Stinge-Bucket

I am a stinge-bucket with my money.  A big giant one. (I'm also an introvert and kind of a hermit these days, which makes me more like Ebenezer Scrooge than I ever hoped to be...)

When I was in the seventh grade, my parents let me go to France on an exchange trip with my middle school French program.  They gave me some spending money to buy souveniers.  During our two weeks there, my friends bought dresses and scarves in Paris, charcoal drawings of themselves by the street artists, books from the Louvre, and food outside the Eiffel Tower.

I came back with some postcards, a keychain, and a bunch of Francs that needed to be converted back to dollars.

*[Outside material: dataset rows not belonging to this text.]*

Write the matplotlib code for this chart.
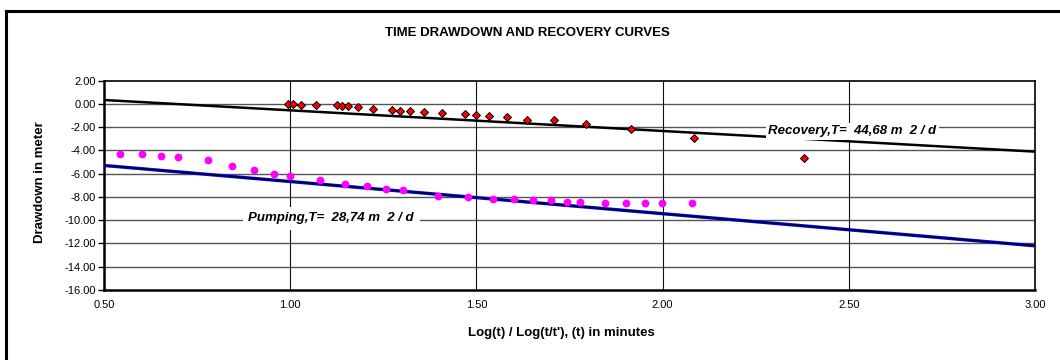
import matplotlib
matplotlib.use("Agg")
import matplotlib.pyplot as plt
from matplotlib.lines import Line2D

plt.rcParams['font.family'] = ['Liberation Sans', 'DejaVu Sans']

# Pumping data (log t, drawdown)
pump_x = [0.544, 0.603, 0.653, 0.699, 0.779, 0.844, 0.903, 0.956, 1.000, 1.079,
          1.147, 1.206, 1.257, 1.302, 1.397, 1.477, 1.545, 1.602, 1.652, 1.699,
          1.742, 1.779, 1.846, 1.903, 1.954, 1.999, 2.078]
pump_y = [-4.28, -4.28, -4.46, -4.57, -4.86, -5.37, -5.71, -6.03, -6.23, -6.51,
          -6.86, -7.03, -7.31, -7.43, -7.92, -8.00, -8.19, -8.17, -8.23, -8.28,
          -8.43, -8.43, -8.48, -8.48, -8.54, -8.54, -8.54]

# Recovery data (log t/t', residual drawdown)
rec_x = [0.993, 1.008, 1.029, 1.069, 1.125, 1.139, 1.156, 1.183, 1.222, 1.273,
         1.295, 1.322, 1.360, 1.408, 1.469, 1.499, 1.534, 1.582, 1.637, 1.708,
         1.795, 1.914, 2.084, 2.381]
rec_y = [-0.02, -0.04, -0.08, -0.07, -0.12, -0.20, -0.20, -0.30, -0.42, -0.49,
         -0.58, -0.64, -0.72, -0.80, -0.89, -0.94, -1.06, -1.11, -1.34, -1.40,
         -1.71, -2.14, -2.95, -4.69]

# Straight-line fits
fit_x = [0.5, 3.0]
pump_fit = [-5.29, -12.2]
rec_fit = [0.34, -4.10]

x_ticks = [0.5, 1.0, 1.5, 2.0, 2.5, 3.0]
y_ticks = [2, 0, -2, -4, -6, -8, -10, -12, -14, -16]

title = "TIME DRAWDOWN AND RECOVERY CURVES"
xlabel = "Log(t) / Log(t/t'), (t) in minutes"
ylabel = "Drawdown in meter"
pump_label = "Pumping,T=  28,74 m  2 / d"
rec_label = "Recovery,T=  44,68 m  2 / d"

W, H = 1060, 360
fig = plt.figure(figsize=(W / 100, H / 100), dpi=100)
fig.patch.set_facecolor('white')

ax = fig.add_axes([104 / W, 1 - 290 / H, (1035 - 104) / W, (290 - 80.7) / H])
ax.set_xlim(0.5, 3.0)
ax.set_ylim(-16, 2)

# grid
for yv in y_ticks[1:-1]:
    ax.axhline(yv, color='#555555', lw=1.0, zorder=1)
for xv in x_ticks[1:-1]:
    ax.axvline(xv, color='#111111', lw=0.8, zorder=1)

# fit lines
ax.plot(fit_x, rec_fit, color='black', lw=1.8, zorder=3, solid_capstyle='butt')
ax.plot(fit_x, pump_fit, color='#0000ee', lw=2.4, zorder=3, solid_capstyle='butt')
ax.plot(fit_x, pump_fit, color='black', lw=0.9, zorder=3.1, solid_capstyle='butt')

# points
ax.plot(pump_x, pump_y, 'o', color='#ff00ff', markersize=5.6, markeredgewidth=0,
        zorder=4, linestyle='none')
ax.plot(rec_x, rec_y, 'D', color='#ff0000', markeredgecolor='black',
        markeredgewidth=0.7, markersize=3.9, zorder=5, linestyle='none')

# labels on lines
ax.text(1.11, -9.83, pump_label, fontsize=9.5, fontweight='bold', style='italic',
        ha='center', va='center', zorder=6,
        bbox=dict(facecolor='white', edgecolor='none', pad=4))
ax.text(2.51, -2.35, rec_label, fontsize=9.5, fontweight='bold', style='italic',
        ha='center', va='center', zorder=6,
        bbox=dict(facecolor='white', edgecolor='none', pad=2))

ax.set_xticks(x_ticks)
ax.set_xticklabels([f"{v:.2f}" for v in x_ticks])
ax.set_yticks(y_ticks)
ax.set_yticklabels([f"{v:.2f}" for v in y_ticks])
ax.tick_params(axis='x', length=0, pad=7, labelsize=8)
ax.tick_params(axis='y', length=4, width=1, direction='out', pad=2, labelsize=8)

for side in ['left', 'bottom']:
    ax.spines[side].set_linewidth(1.8)
for side in ['top', 'right']:
    ax.spines[side].set_linewidth(1.2)

fig.text(527 / W, 1 - 33 / H, title, fontsize=9.5, fontweight='bold',
         ha='center', va='center')
fig.text(561 / W, 1 - 333 / H, xlabel, fontsize=9.5, fontweight='bold',
         ha='center', va='center')
fig.text(40 / W, 1 - 182 / H, ylabel, fontsize=9.5, fontweight='bold',
         ha='center', va='center', rotation=90)

# outer chart border (clipped on right and bottom)
fig.add_artist(Line2D([6 / W, 6 / W], [0, 1 - 11 / H], transform=fig.transFigure,
                      color='black', lw=2.2))
fig.add_artist(Line2D([6 / W, 1.0], [1 - 11 / H, 1 - 11 / H], transform=fig.transFigure,
                      color='black', lw=2.2))

fig.savefig("out.png", dpi=100, facecolor='white')
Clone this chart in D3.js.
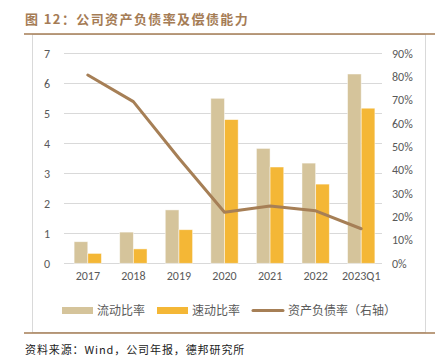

I felt so foolish and vowed to never let it happen to me again - but it did.  I went to Mexico with my youth group in high school, and we spent a day at in Tijuana shopping for souveniers before we crossed the boarder back into the States.    My friends bought ponchos, fake Rolexes, belly button rings, and sombreros.  Two girls on our trip even bought canteens that were make out of cow hooves.  They were bizzare.  The girls carried them around California when we got back, taking big swigs and drawing looks of horror from the passersby.  It looked like they had sawed off a cow's leg and hollowed it out for their Evian.  I think the hooves still might have had some dirt in them.

And do you know what I left with?  A bobble-head chihuahua.

It's that bad.

After the France and Mexico fiascoes, my mom decided she had had enough.  For my birthday this year, she sneakily got me a gift certificate to a store that only exists in Indiana, forcing me to come visit so that she could supervise me spending the money on something other than life insurance.

You may be thinking that this is a very sensible, endearing trait - and that my husband allows me me shop without fear or anxiety because he trusts fully in my frugality and prudence and my inner scrooge.

AAAANHHH,  WRONG.

Dan still has a teeny, tiny panic attack whenever I decide it's time to change out of my pajamas and leave the house.  You see, ironically enough, frugality comes with a price tag.

You may not know it, but NOT buying things is mentally exhausting and takes a very long time.  Dan knows that when I go "shopping," I will be gone for at least 6 hours.

The conversation goes something like this:

Me:  Honey, would it be okay for me to go out this afternoon?  I have some things I want to pick up.

Dan:  Do you want me to watch the baby?

Me:  If you could.

Dan:  Yeah, I'll take the day off.  What does Madeline need for lunch?  And where are her pajamas?

But it's my process!  I walk into every store "just in case" I happen upon the Hope Diamond, wrapped in a cashmere sweater, stuffed inside a Louis Vuitton purse in a clearance bin at Marshalls.  You never know!

And by the time I have driven around to every clothing store within a 30-minute-radius, well then I'm ravenously hungry so I grab a very large coffee and a cookie - lunch of champions.  Then I go BACK to the store I deem most sensible (usually Forever 21),  where I proceed to stare at a wall of cardigans for 30 minutes and ask myself:

-Do I really need this? -Exactly how many outfit combinations could I get out of this? -If I wore this twice a month and it lasted for 3 years, how much am I paying PER WEAR? -What would the starving children in Africa think?

At which point I try it on, spend another 30 minutes deliberating, put it back and walk away, looking over my shoulder longingly.  Then I buy some earrings or a headband or something to quell the urge to get something. (I've found that at the end of the day, I feel much better about earrings than a bobble-head chihuahua.)

But my friends,  the REASON that I can't purchase anything unless it is marked down, down, down to the depths of the earth is because, just when I consider paying full price for something?  THIS HAPPENS:

Liberty of London Queen Size Comforter Set, brand new (I yanked it out of the package for the photo):  $30.

Starbucks mugs: .50 each.

Belts: $1.45 each.

I also snagged a Gap boyfriend cardigan for $3.50 and a pair of cords that fit me like a glove.

Was it worth 6 hours?  I think so.  I mean, I also got a coffee and a cookie out of it.